The name "Khao Lak" literally means Lak mountain. Lak mountain is one of the main peaks in the hilly small mountainous region (maximum height 1,050 meters) within the Khao Lak-Lam Ru National Park.
The tiny village of Ban Khao Lak, the original beach, Hat Khao Lak, and the bay of Khao Lak (Ao Khao Lak) actually all lie in the Lam Kaen sub-district of Thai Mueang district. But in recent years, presumably for reasons of convenience, commerce and marketing, the generalisation of the name Khao Lak has propagated itself northwards almost as far as the town of Takua Pa.
Khao Lak is approximately 60 kilometers north of the island of Phuket along Phetkasem Road, (Thai Route 4), one of four major highways in Thailand, Khao Lak is serviced regularly by buses. Phuket International Airport (HKT) is 74 kilometres south on the island of Phuket.
Though Thailand's economy is mostly export-dependent, Khao Lak remains mostly tourist-dependent, with surrounding agriculture and commercial fishing making up a small contribution to Thailand's overall economy.
Differentiating Khao Lak from neighboring tourist destinations like Phuket are its quiet, up-scale, secluded coastal resorts; uncrowded beaches; family-friendly nighttime environment and provincial ordinances that prohibit structures taller than the height of a coconut palm tree, keeping Khao Lak down to earth (but subject to sprawl).

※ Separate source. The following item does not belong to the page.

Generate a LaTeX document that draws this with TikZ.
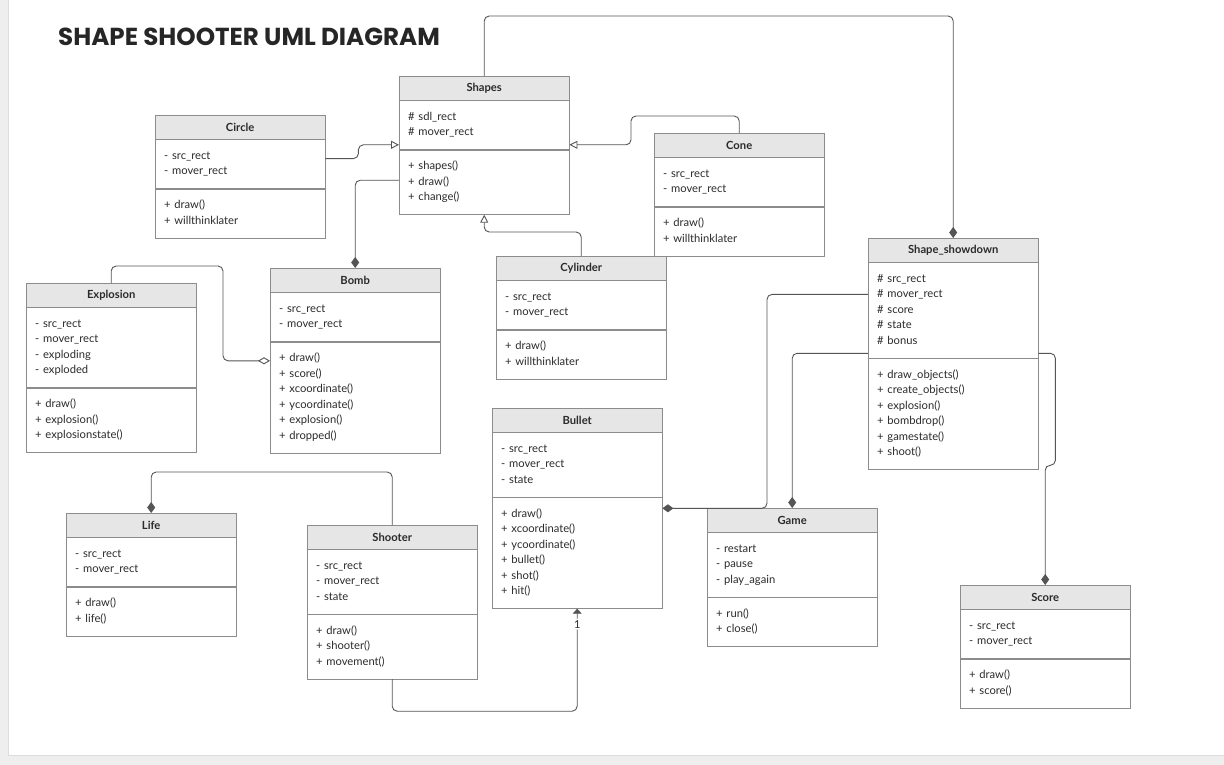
\documentclass[tikz,border=0pt]{standalone}
\usepackage{fontspec}
\setmainfont{Lato}
\newfontfamily\titlefont{Poppins}
\usepackage{xcolor}
\usepackage{tikz}
\usetikzlibrary{
    positioning,
    arrows.meta,
}
\definecolor{pagegray}{HTML}{EEEEEE}
\definecolor{pageedge}{HTML}{DCDCDC}
\definecolor{headfill}{HTML}{E6E6E6}
\definecolor{boxline}{HTML}{8C8C8C}
\definecolor{wire}{HTML}{555555}
\definecolor{ink}{HTML}{2B2B2B}
\tikzset{
    % Class box styles
    class head/.style={rectangle, draw=boxline, fill=headfill, minimum width=170pt,
                       minimum height=24pt, inner sep=0pt, anchor=north west, text=ink,
                       font=\fontsize{11.2}{12}\selectfont\bfseries},
    class body/.style={rectangle, draw=boxline, fill=white, text width=152pt,
                       inner xsep=9pt, inner ysep=9pt, align=left, text=ink,
                       font=\fontsize{11.2}{15.5}\selectfont,
                       execute at begin node=\strut, execute at end node=\strut},
    % Connector styles
    link/.style={draw=wire, line width=0.9pt, rounded corners=5pt},
    inherit/.style={link, -{Triangle[open, length=8pt, width=8pt]}},
    compose/.style={link, -{Diamond[length=11pt, width=8pt]}},
    aggregate/.style={link, -{Diamond[open, length=12pt, width=7pt]}},
    assoc/.style={link, -{Triangle[length=5pt, width=9pt]}},
}

\begin{document}
\begin{tikzpicture}[x=1pt, y=-1pt]
    % Page
    \useasboundingbox (0,0) rectangle (1224,765);
    \fill[pagegray] (0,0) rectangle (1224,765);
    \fill[white] (8,0) rectangle (1224,755);
    \draw[pageedge] (8,0) -- (8,755) -- (1224,755);

    % Title
    \node[anchor=base west, inner sep=0pt, text=black!85, font=\titlefont\fontsize{24.6}{25}\selectfont\bfseries] (title) at (58,46) {SHAPE SHOOTER UML DIAGRAM};

    % Shapes
    \node[class head] (shapes) at (399,76) {Shapes};
    \node[class body, below=0pt of shapes] (shapes-a) {\# sdl\_rect\\\# mover\_rect};
    \node[class body, below=0pt of shapes-a] (shapes-m) {+ shapes()\\+ draw()\\+ change()};

    % Circle
    \node[class head] (circ) at (155,115) {Circle};
    \node[class body, below=0pt of circ] (circ-a) {- src\_rect\\- mover\_rect};
    \node[class body, below=0pt of circ-a] (circ-m) {+ draw()\\+ willthinklater};

    % Cone
    \node[class head] (cone) at (654,133) {Cone};
    \node[class body, below=0pt of cone] (cone-a) {- src\_rect\\- mover\_rect};
    \node[class body, below=0pt of cone-a] (cone-m) {+ draw()\\+ willthinklater};

    % Cylinder
    \node[class head] (cyl) at (496,256) {Cylinder};
    \node[class body, below=0pt of cyl] (cyl-a) {- src\_rect\\- mover\_rect};
    \node[class body, below=0pt of cyl-a] (cyl-m) {+ draw()\\+ willthinklater};

    % Explosion
    \node[class head] (explosion) at (26,283) {Explosion};
    \node[class body, below=0pt of explosion] (explosion-a) {- src\_rect\\- mover\_rect\\- exploding\\- exploded};
    \node[class body, below=0pt of explosion-a] (explosion-m) {+ draw()\\+ explosion()\\+ explosionstate()};

    % Bomb
    \node[class head] (bomb) at (270,268) {Bomb};
    \node[class body, below=0pt of bomb] (bomb-a) {- src\_rect\\- mover\_rect};
    \node[class body, below=0pt of bomb-a] (bomb-m) {+ draw()\\+ score()\\+ xcoordinate()\\+ ycoordinate()\\+ explosion()\\+ dropped()};

    % Shape_showdown
    \node[class head] (showdown) at (868,238) {Shape\_showdown};
    \node[class body, below=0pt of showdown] (showdown-a) {\# src\_rect\\\# mover\_rect\\\# score\\\# state\\\# bonus};
    \node[class body, below=0pt of showdown-a] (showdown-m) {+ draw\_objects()\\+ create\_objects()\\+ explosion()\\+ bombdrop()\\+ gamestate()\\+ shoot()};

    % Bullet
    \node[class head] (bullet) at (492,408) {Bullet};
    \node[class body, below=0pt of bullet] (bullet-a) {- src\_rect\\- mover\_rect\\- state};
    \node[class body, below=0pt of bullet-a] (bullet-m) {+ draw()\\+ xcoordinate()\\+ ycoordinate()\\+ bullet()\\+ shot()\\+ hit()};

    % Game
    \node[class head] (game) at (707,508) {Game};
    \node[class body, below=0pt of game] (game-a) {- restart\\- pause\\- play\_again};
    \node[class body, below=0pt of game-a] (game-m) {+ run()\\+ close()};

    % Life
    \node[class head] (life) at (66,513) {Life};
    \node[class body, below=0pt of life] (life-a) {- src\_rect\\- mover\_rect};
    \node[class body, below=0pt of life-a] (life-m) {+ draw()\\+ life()};

    % Shooter
    \node[class head] (shooter) at (307,525) {Shooter};
    \node[class body, below=0pt of shooter] (shooter-a) {- src\_rect\\- mover\_rect\\- state};
    \node[class body, below=0pt of shooter-a] (shooter-m) {+ draw()\\+ shooter()\\+ movement()};

    % Score
    \node[class head] (score) at (960,585) {Score};
    \node[class body, below=0pt of score] (score-a) {- src\_rect\\- mover\_rect};
    \node[class body, below=0pt of score-a] (score-m) {+ draw()\\+ score()};

    % Inheritance
    \draw[inherit] ([yshift=5.5pt]circ-a.east) -- ++(33,0) |- ([yshift=5pt]shapes-a.south west);
    \draw[inherit] (cone.north) |- (631,116) |- ([yshift=5pt]shapes-a.south east);
    \draw[inherit] (cyl.north) -- ++(0,-24) -| (shapes-m.south);

    % Composition / aggregation
    \draw[compose] ([yshift=2pt]shapes-m.west) -| (bomb.north);
    \draw[aggregate] (explosion.north) |- (223,266) |- ([yshift=-19pt]bomb-m.north west);
    \draw[compose] (shapes.north) -- ++(0,-60) -| (showdown.north);
    \draw[compose] ([yshift=-32pt]showdown-a.north west) -- ++(-101,0) |- ([yshift=-11pt]bullet-m.north east);
    \draw[compose] ([yshift=5pt]showdown-a.south west) -| (game.north);
    \draw[compose] ([yshift=5pt]showdown-a.south east) -| ++(17,112) -| (score.north);
    \draw[compose] (shooter.north) -- ++(0,-53) -| (life.north);

    % Association
    \draw[assoc] (shooter-m.south) -- ++(0,32) -| (bullet-m.south)
        node[pos=0.925, fill=white, inner sep=1.5pt, text=ink, font=\fontsize{11}{12}\selectfont] (mult) {1};
\end{tikzpicture}
\end{document}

Beach boundaries are fluid, and vary with local prejudices, official government pronouncements, and the marketing efforts of local resorts. It is generally accepted that Khao Lak beaches include (from south to north):
- Khao Lak Beach, south of the headland marking the southern boundary of the region
- Nang Thong Beach, in the village of Bang La On (frequently called--mistakenly--Khao Lak)
- Bang Niang, in the village of the same name some 2-3 km north of Bang La On
- Khuk Khak, in the village of the same name some 2-3 km north of Bang Niang
- Cape Pakarang, north of Khuk Khak
- Bang Sak, north of Cape Pakarang
Taken together, these beaches stretch for some 25 km along the Andaman Sea. All beaches are public, as are all beaches in Thailand.
The local economy in the town is based on the tourist hotels, local shops and restaurants, and the diving trade. Most of the foreign tourists are European, many from Scandinavia, Germany and the United Kingdom. The wider area produces significant quantities of natural rubber and palm oil; there is also a small amount of subsistence agriculture.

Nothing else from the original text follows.